What is the Laplacian of the scalar potential with an extra term?

[_Andreas]

On page 35 of Jackson's Classical Electrodynamics, he calculates the Laplacian of a scalar potential due to a continuous charge distribution. In the expression for the potential, the operand of the Laplacian is

\frac{1}{|r-r'|},

where r is the the point where the potential is to be evaluated and r' the location of the source.

Homework Statement

Jackson says that, "Because it turns out that the resulting
integrand is singular, we invoke a limiting procedure." He thus adds an extra term, a^2, in the following way:

Homework Equations

\frac{1}{\sqrt{(r-r')^2+a^2}}

Now, what is the Laplacian of this expression? According to Jackson, it's

\frac{3a^2}{((r-r')^2+a^2)^{\frac{5}{2}}}

The Attempt at a Solution

According to my own calculations, the Laplacian (the second derivative) of the above function with respect to |r-r'| is

\frac{2|r-r'|-a^2}{((r-r')^2+a^2)^{\frac{5}{2}}}.

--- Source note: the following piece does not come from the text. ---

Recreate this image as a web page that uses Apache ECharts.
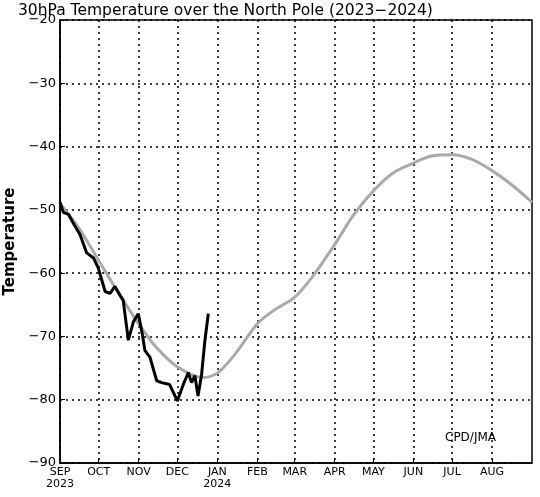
<!DOCTYPE html>
<html><head><meta charset="utf-8">
<script src="https://cdn.jsdelivr.net/npm/echarts@6/dist/echarts.min.js"></script>
<style>html,body{margin:0;padding:0;background:#fff}#c{width:540px;height:497px}</style>
</head><body><div id="c"></div>
<script>
// x = days since 1 Sep 2023
const monthDays = [0,30,61,91,122,153,182,213,243,274,304,335];
const monthLabels = ['SEP\n2023','OCT','NOV','DEC','JAN\n2024','FEB','MAR','APR','MAY','JUN','JUL','AUG'];
const climDays = [0,15,30,45,61,75,91,110,122,135,153,165,182,196,213,227,243,258,274,288,304,319,335,350,366];
const climVals = [-49,-53,-58,-63,-68,-71.8,-74.8,-76.5,-75.8,-73,-68,-66,-63.8,-60.5,-55.5,-51,-47,-44.2,-42.6,-41.5,-41.3,-42,-43.8,-46,-48.8];
const obsDays = [0,2.6,6.5,10,15.5,20.7,26,29.7,35,38.8,42.6,46.5,49,53,56.9,60.7,63.8,65.8,69.8,75,78.8,85,88,91,95.6,99.5,102,104.6,107,109.8,112.4,115];
const obsVals = [-48.8,-50.4,-50.7,-52,-53.9,-56.8,-57.6,-59.2,-62.9,-63.2,-62.1,-63.5,-64.3,-70.6,-67.7,-66.4,-69.6,-72.2,-73.3,-77,-77.3,-77.6,-78.9,-80.2,-77.6,-75.7,-77.3,-76.2,-79.4,-76,-70.6,-66.4];
const yTicks = [-90,-80,-70,-60,-50,-40,-30,-20];

const ch = echarts.init(document.getElementById('c'));
const fnt = 'DejaVu Sans';
ch.setOption({
  animation:false,
  title:{text:'30hPa Temperature over the North Pole (2023\u22122024)',left:13,top:-2,
    textStyle:{fontFamily:fnt,fontSize:15.5,fontWeight:'normal',color:'#000'}},
  grid:{left:60,right:8,top:20,bottom:34,containLabel:false,outerBoundsMode:'none'},
  xAxis:{type:'value',min:0,max:366,
    axisLine:{onZero:false,lineStyle:{color:'#000',width:1.5}},
    splitLine:{show:true,lineStyle:{color:'#000',type:[2,4],width:1.5},customValues:monthDays},
    axisTick:{show:true,inside:true,length:5,lineStyle:{color:'#000'},customValues:monthDays},
    axisLabel:{customValues:monthDays,formatter:v=>monthLabels[monthDays.indexOf(v)]||'',
      color:'#000',fontFamily:fnt,fontSize:11,lineHeight:12,margin:3,align:'center'}},
  yAxis:{type:'value',min:-90,max:-20,interval:10,name:'Temperature',nameLocation:'middle',nameGap:38,
    nameTextStyle:{fontFamily:fnt,fontSize:15,fontWeight:'bold',color:'#000'},
    axisLine:{show:true,lineStyle:{color:'#000',width:1.5}},
    axisTick:{show:true,inside:true,length:5,lineStyle:{color:'#000'}},
    splitLine:{show:true,lineStyle:{color:'#000',type:[2,4],width:1.5}},
    axisLabel:{color:'#000',fontFamily:fnt,fontSize:13,margin:4,
      formatter:v=>yTicks.includes(v)?String(v).replace('-','\u2212'):''}},
  graphic:[{type:'rect',shape:{x:60,y:20,width:472,height:443},style:{fill:'none',stroke:'#000',lineWidth:1.5},silent:true},
    {type:'text',left:445,top:432,style:{text:'CPD/JMA',fontFamily:fnt,fontSize:12,fill:'#000'}}],
  series:[
    {type:'line',data:climDays.map((d,i)=>[d,climVals[i]]),smooth:0.3,showSymbol:false,
     lineStyle:{color:'#aaaaaa',width:3}},
    {type:'line',data:obsDays.map((d,i)=>[d,obsVals[i]]),showSymbol:false,
     lineStyle:{color:'#000',width:3}}
  ]
});
</script></body></html>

I've checked this result with the help of wolframalpha, and it's correct. Am I using the wrong variable for differentiation, or what?

 

[henry_m]

Hi,
Careful: the Laplacian in spherical coordinates is not simply the sum of second derivatives. Check http://en.wikipedia.org/wiki/Laplace_operator" , up to a sign.

 

[_Andreas]

Hi,
Careful: the Laplacian in spherical coordinates is not simply the sum of second derivatives. Check http://en.wikipedia.org/wiki/Laplace_operator" , up to a sign.

Ah, yes, of course he's using spherical coordinates! *facepalm*

Thanks, henry!

 

[_Andreas]

Actually, there are some things I still don't understand here. Isn't the term r in the Laplacian given in spherical coordinates the same as the term r showing up in the expression for the infinitesimal volume element when you go from cartesian to spherical coordinates? And isn't that term r the distance from the origin to the volume element, rather than the distance between the field point and source point?

 

[Dick]

Actually, there are some things I still don't understand here. Isn't the term r in the Laplacian given in spherical coordinates the same as the term r showing up in the expression for the infinitesimal volume element when you go from cartesian to spherical coordinates? And isn't that term r the distance from the origin to the volume element, rather than the distance between the field point and source point?

Yes. r and r' are not intended to be spherical coordinate r values. Put r=(x,y,z) and r'=(x',y',z') and evaluate the laplacian in the usual way.

 

[_Andreas]

Yes. r and r' are not intended to be spherical coordinate r values. Put r=(x,y,z) and r'=(x',y',z') and evaluate the laplacian in the usual way.

I don't quite see what you mean. Should I not use the Laplacian expressed in spherical coordinates after all? Could you elaborate?

 

[Dick]

I don't quite see what you mean. Should I not use the Laplacian expressed in spherical coordinates after all? Could you elaborate?

I'm saying that you can use any coordinates you like. Put one point at the origin. Now your spherical expression is 1/sqrt(r^2+a^2). You could also write it as 1/sqrt(x^2+y^2+z^2+a^2) in cartesian coordinates.

 

[_Andreas]

I'm saying that you can use any coordinates you like. Put one point at the origin. Now your spherical expression is 1/sqrt(r^2+a^2). You could also write it as 1/sqrt(x^2+y^2+z^2+a^2) in cartesian coordinates.

Ok, I think I finally get it. I've been mixing up the variable of integration and the variable of differentiation completely*. Thanks.

*"With respect to |r-r'|", as I wrote in the OP, is wrong. The differentiation is with respect to r.